Phillip Morris had presented two issues: whether the state procedural bar could be applied at this point, and whether an award of punitive damages 97 times greater than the compensatory damages complied with due process. The Supreme Court granted cert only as to the first issue, but as anybody knows, the Court can pretty much do whatever it wants. (Cert was granted in Mapp v. Ohio on the question of whether someone could privately possess obscenity; once the case got there, the Court decided to use it as a vehicle for extending the 4th Amendment's exclusionary rule to the states.) Given the frequency with which this issue has been before the Court over the past ten years or so, I wouldn't be surprised if the Court uses it as a vehicle to settle the ratio question once and for all.

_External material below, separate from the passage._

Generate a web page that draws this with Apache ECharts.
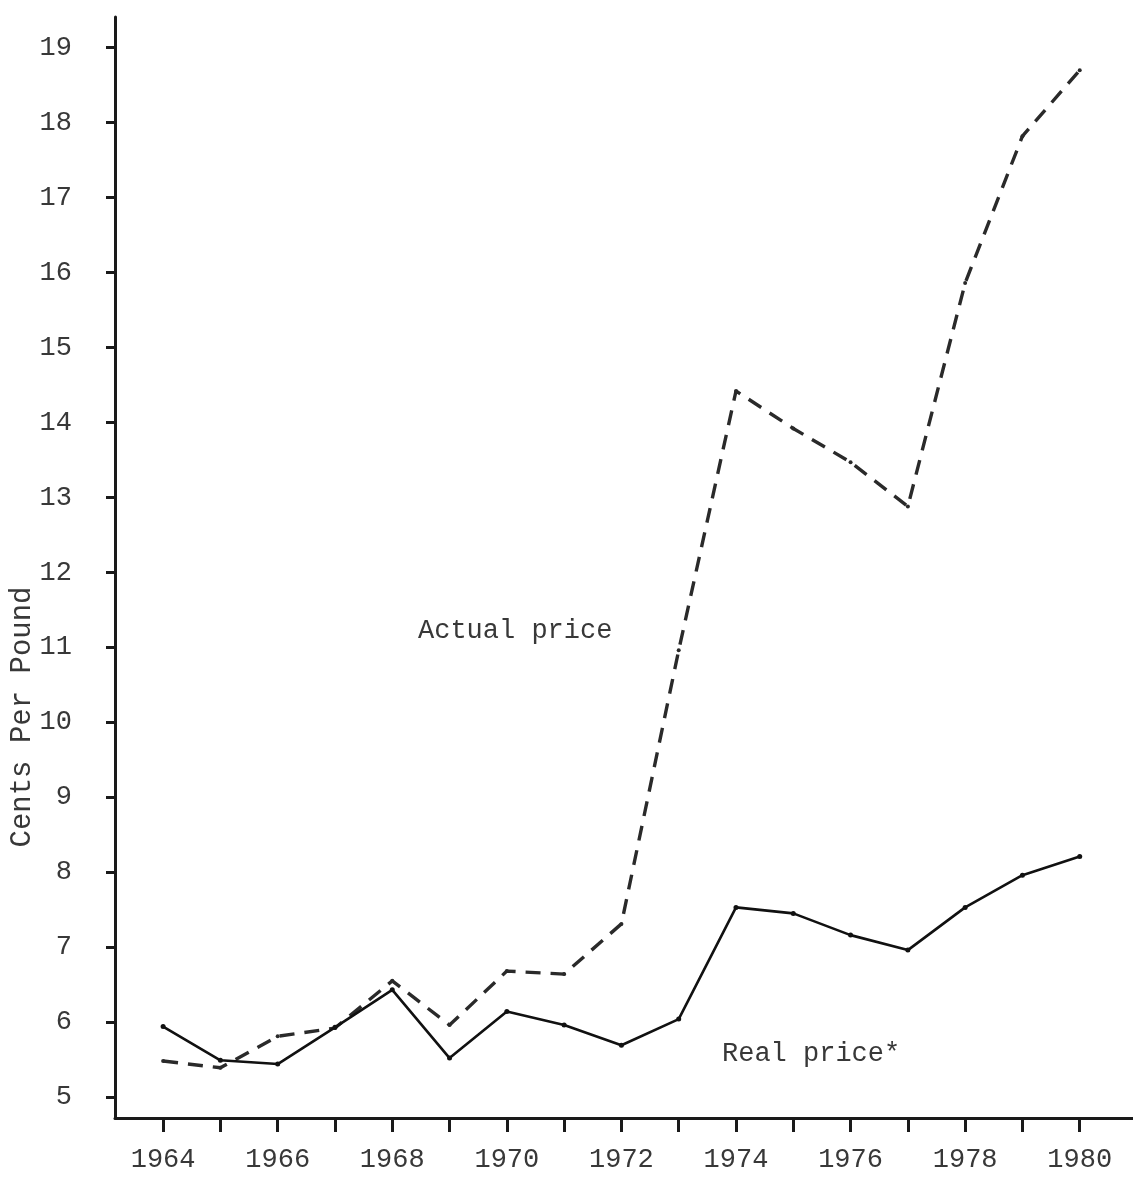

And we won't even get into the possibility that the gang down in Columbus might decide that there's an due process aspect under the Ohio constitution to punitive damages.
So Rich, with a 14:1 ratio, might not want to spend all that money just yet. Then again, I don't see food stamps in his future, either. Worrying that my award might get cut all the way down to $8.2 million is the kind of trouble that I'd think most of us would welcome.